------ Source material

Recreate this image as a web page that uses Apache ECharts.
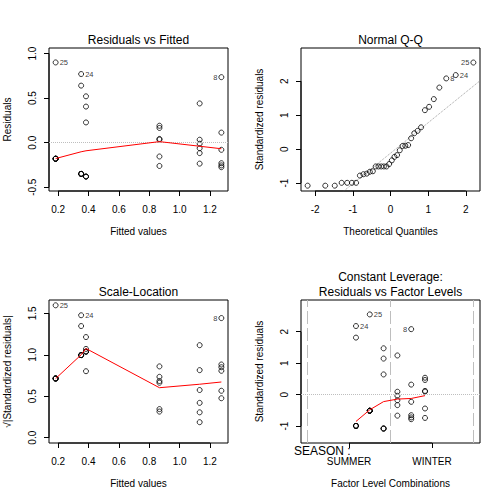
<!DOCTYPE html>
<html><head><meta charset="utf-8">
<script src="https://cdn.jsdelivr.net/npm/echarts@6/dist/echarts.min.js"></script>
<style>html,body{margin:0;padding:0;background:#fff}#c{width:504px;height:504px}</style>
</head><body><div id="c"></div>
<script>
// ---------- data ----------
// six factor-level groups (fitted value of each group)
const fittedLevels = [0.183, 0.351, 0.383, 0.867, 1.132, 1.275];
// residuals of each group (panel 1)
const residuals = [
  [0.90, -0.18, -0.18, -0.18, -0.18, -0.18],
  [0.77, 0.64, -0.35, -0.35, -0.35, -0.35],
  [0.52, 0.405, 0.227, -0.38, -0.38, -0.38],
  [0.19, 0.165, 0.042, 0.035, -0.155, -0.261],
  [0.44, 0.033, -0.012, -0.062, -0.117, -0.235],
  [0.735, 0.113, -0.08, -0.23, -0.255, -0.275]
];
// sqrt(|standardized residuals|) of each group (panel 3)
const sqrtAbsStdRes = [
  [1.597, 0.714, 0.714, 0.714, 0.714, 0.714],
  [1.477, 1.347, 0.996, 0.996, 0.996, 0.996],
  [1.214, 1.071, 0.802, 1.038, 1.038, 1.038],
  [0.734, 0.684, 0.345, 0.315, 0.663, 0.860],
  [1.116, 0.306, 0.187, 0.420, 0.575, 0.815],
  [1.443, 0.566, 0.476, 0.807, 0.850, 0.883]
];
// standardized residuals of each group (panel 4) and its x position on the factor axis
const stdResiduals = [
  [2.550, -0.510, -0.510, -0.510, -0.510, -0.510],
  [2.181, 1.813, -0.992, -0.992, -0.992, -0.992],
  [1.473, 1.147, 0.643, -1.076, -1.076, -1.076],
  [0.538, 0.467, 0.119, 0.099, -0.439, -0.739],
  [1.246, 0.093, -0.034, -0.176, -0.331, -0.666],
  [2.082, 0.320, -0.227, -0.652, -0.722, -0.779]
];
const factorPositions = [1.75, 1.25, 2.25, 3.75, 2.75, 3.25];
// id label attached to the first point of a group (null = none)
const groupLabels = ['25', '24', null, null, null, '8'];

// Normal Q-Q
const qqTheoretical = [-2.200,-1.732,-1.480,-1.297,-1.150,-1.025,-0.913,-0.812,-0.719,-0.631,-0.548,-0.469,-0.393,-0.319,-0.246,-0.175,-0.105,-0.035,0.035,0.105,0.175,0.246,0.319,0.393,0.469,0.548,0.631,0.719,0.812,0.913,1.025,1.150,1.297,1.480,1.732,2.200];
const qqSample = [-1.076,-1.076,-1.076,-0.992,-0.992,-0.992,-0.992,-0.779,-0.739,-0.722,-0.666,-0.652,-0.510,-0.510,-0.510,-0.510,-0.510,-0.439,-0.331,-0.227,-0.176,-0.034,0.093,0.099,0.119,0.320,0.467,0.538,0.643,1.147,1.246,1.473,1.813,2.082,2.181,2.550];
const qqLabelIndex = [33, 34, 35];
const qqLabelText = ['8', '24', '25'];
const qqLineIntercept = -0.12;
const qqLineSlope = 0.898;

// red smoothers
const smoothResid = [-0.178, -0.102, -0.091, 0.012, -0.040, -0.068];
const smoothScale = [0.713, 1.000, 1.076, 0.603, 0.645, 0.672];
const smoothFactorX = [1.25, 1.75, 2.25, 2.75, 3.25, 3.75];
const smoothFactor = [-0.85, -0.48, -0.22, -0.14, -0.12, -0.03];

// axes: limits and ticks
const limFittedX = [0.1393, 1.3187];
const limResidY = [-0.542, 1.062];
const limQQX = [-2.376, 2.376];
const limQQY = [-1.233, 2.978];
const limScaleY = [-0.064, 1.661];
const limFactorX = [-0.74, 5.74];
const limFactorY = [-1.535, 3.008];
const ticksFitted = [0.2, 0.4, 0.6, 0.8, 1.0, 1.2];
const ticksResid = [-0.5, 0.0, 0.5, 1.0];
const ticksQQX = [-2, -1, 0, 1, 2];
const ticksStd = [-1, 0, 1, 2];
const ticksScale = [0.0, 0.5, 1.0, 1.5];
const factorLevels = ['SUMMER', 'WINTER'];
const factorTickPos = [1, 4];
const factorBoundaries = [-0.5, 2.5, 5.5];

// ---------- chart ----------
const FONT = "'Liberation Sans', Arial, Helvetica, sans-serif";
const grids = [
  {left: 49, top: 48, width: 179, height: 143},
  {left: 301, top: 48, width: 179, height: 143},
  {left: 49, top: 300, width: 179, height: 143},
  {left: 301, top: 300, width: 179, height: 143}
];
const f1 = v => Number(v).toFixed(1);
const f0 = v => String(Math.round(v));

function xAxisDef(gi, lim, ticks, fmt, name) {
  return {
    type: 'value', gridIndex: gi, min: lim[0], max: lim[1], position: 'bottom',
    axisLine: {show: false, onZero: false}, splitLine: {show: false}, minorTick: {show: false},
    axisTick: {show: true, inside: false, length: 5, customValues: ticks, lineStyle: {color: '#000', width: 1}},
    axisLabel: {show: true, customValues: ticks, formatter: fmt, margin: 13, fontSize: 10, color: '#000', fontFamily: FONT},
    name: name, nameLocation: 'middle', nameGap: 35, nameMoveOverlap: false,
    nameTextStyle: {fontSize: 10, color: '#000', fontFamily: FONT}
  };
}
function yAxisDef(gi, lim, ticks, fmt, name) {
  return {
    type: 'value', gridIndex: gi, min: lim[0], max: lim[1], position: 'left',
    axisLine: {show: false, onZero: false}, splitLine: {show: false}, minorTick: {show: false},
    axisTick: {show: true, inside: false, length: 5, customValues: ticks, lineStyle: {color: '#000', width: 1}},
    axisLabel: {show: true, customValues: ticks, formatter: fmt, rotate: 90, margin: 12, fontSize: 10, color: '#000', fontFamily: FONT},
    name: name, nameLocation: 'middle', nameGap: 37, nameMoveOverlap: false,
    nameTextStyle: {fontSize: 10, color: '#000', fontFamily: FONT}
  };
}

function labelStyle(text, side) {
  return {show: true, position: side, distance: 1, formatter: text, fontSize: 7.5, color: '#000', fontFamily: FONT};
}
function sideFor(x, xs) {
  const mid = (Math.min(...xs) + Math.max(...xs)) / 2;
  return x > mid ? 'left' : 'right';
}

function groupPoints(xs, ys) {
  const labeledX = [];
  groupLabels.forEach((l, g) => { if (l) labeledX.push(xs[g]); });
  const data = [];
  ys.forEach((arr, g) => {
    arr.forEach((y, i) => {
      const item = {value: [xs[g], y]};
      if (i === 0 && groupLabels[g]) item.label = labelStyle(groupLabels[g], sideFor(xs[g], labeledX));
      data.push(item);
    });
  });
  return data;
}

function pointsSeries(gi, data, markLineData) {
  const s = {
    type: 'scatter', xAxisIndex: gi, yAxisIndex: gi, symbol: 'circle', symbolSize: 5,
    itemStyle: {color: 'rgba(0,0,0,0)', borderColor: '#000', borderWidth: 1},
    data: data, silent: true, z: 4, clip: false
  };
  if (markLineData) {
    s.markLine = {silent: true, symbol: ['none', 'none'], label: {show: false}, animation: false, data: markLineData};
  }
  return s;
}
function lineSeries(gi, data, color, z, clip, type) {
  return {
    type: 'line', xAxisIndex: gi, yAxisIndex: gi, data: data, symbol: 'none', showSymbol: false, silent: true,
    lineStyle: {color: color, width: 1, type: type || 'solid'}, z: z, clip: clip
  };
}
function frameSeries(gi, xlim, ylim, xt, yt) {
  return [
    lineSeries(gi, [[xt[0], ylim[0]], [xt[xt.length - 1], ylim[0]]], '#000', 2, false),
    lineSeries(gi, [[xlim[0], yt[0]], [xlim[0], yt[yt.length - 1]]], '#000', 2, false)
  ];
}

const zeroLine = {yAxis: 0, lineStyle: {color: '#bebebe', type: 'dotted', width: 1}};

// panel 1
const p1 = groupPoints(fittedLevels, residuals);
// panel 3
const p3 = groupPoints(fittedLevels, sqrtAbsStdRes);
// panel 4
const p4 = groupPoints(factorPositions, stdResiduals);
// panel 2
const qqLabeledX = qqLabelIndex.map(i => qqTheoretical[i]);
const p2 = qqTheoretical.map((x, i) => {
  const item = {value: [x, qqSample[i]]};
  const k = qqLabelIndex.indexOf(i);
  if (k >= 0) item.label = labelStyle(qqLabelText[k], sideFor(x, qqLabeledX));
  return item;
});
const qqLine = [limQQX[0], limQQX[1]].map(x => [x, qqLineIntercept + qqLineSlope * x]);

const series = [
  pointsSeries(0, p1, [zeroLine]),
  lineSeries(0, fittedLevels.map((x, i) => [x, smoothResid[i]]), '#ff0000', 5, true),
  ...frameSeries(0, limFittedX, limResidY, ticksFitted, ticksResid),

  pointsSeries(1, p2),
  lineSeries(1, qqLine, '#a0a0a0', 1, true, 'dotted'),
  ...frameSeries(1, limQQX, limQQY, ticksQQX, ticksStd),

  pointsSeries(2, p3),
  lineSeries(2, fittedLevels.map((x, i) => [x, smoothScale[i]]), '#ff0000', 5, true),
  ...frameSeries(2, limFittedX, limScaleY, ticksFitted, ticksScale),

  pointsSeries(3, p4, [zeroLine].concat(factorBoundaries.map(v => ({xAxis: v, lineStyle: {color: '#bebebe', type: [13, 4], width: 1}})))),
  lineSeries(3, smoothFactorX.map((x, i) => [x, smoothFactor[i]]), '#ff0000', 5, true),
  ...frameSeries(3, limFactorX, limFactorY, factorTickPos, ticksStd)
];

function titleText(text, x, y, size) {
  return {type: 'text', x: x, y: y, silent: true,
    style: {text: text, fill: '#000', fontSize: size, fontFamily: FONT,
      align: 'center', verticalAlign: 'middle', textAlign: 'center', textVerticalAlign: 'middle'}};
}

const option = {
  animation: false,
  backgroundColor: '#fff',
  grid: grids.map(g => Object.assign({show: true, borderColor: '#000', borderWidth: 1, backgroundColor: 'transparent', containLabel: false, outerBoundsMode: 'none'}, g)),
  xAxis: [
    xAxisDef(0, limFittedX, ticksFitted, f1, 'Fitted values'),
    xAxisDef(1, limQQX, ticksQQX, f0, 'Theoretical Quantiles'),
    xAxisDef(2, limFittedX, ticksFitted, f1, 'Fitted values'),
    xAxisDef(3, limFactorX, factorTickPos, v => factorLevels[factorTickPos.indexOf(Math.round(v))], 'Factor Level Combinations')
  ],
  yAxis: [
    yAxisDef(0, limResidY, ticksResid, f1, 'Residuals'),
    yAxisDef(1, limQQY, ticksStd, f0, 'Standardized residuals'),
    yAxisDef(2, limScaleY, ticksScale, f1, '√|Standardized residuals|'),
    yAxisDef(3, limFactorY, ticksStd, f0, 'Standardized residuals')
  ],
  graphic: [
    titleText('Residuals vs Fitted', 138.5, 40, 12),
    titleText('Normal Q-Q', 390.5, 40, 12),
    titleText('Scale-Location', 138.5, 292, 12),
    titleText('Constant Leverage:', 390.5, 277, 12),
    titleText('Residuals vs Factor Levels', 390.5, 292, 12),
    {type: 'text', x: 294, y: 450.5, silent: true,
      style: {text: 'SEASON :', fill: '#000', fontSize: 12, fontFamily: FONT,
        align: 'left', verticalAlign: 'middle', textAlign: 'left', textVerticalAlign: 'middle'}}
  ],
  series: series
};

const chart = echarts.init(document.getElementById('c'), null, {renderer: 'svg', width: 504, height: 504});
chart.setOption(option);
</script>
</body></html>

------------

**Problem to work on**
Write out, word for word, the lines from the start of the data through the one holding "const groupLabels = ['25', '24', null, null, null, '8'];". Omit pictures.

**Final result**
Recreate this image as a web page that uses Apache ECharts.
<!DOCTYPE html>
<html><head><meta charset="utf-8">
<script src="https://cdn.jsdelivr.net/npm/echarts@6/dist/echarts.min.js"></script>
<style>html,body{margin:0;padding:0;background:#fff}#c{width:504px;height:504px}</style>
</head><body><div id="c"></div>
<script>
// ---------- data ----------
// six factor-level groups (fitted value of each group)
const fittedLevels = [0.183, 0.351, 0.383, 0.867, 1.132, 1.275];
// residuals of each group (panel 1)
const residuals = [
  [0.90, -0.18, -0.18, -0.18, -0.18, -0.18],
  [0.77, 0.64, -0.35, -0.35, -0.35, -0.35],
  [0.52, 0.405, 0.227, -0.38, -0.38, -0.38],
  [0.19, 0.165, 0.042, 0.035, -0.155, -0.261],
  [0.44, 0.033, -0.012, -0.062, -0.117, -0.235],
  [0.735, 0.113, -0.08, -0.23, -0.255, -0.275]
];
// sqrt(|standardized residuals|) of each group (panel 3)
const sqrtAbsStdRes = [
  [1.597, 0.714, 0.714, 0.714, 0.714, 0.714],
  [1.477, 1.347, 0.996, 0.996, 0.996, 0.996],
  [1.214, 1.071, 0.802, 1.038, 1.038, 1.038],
  [0.734, 0.684, 0.345, 0.315, 0.663, 0.860],
  [1.116, 0.306, 0.187, 0.420, 0.575, 0.815],
  [1.443, 0.566, 0.476, 0.807, 0.850, 0.883]
];
// standardized residuals of each group (panel 4) and its x position on the factor axis
const stdResiduals = [
  [2.550, -0.510, -0.510, -0.510, -0.510, -0.510],
  [2.181, 1.813, -0.992, -0.992, -0.992, -0.992],
  [1.473, 1.147, 0.643, -1.076, -1.076, -1.076],
  [0.538, 0.467, 0.119, 0.099, -0.439, -0.739],
  [1.246, 0.093, -0.034, -0.176, -0.331, -0.666],
  [2.082, 0.320, -0.227, -0.652, -0.722, -0.779]
];
const factorPositions = [1.75, 1.25, 2.25, 3.75, 2.75, 3.25];
// id label attached to the first point of a group (null = none)
const groupLabels = ['25', '24', null, null, null, '8'];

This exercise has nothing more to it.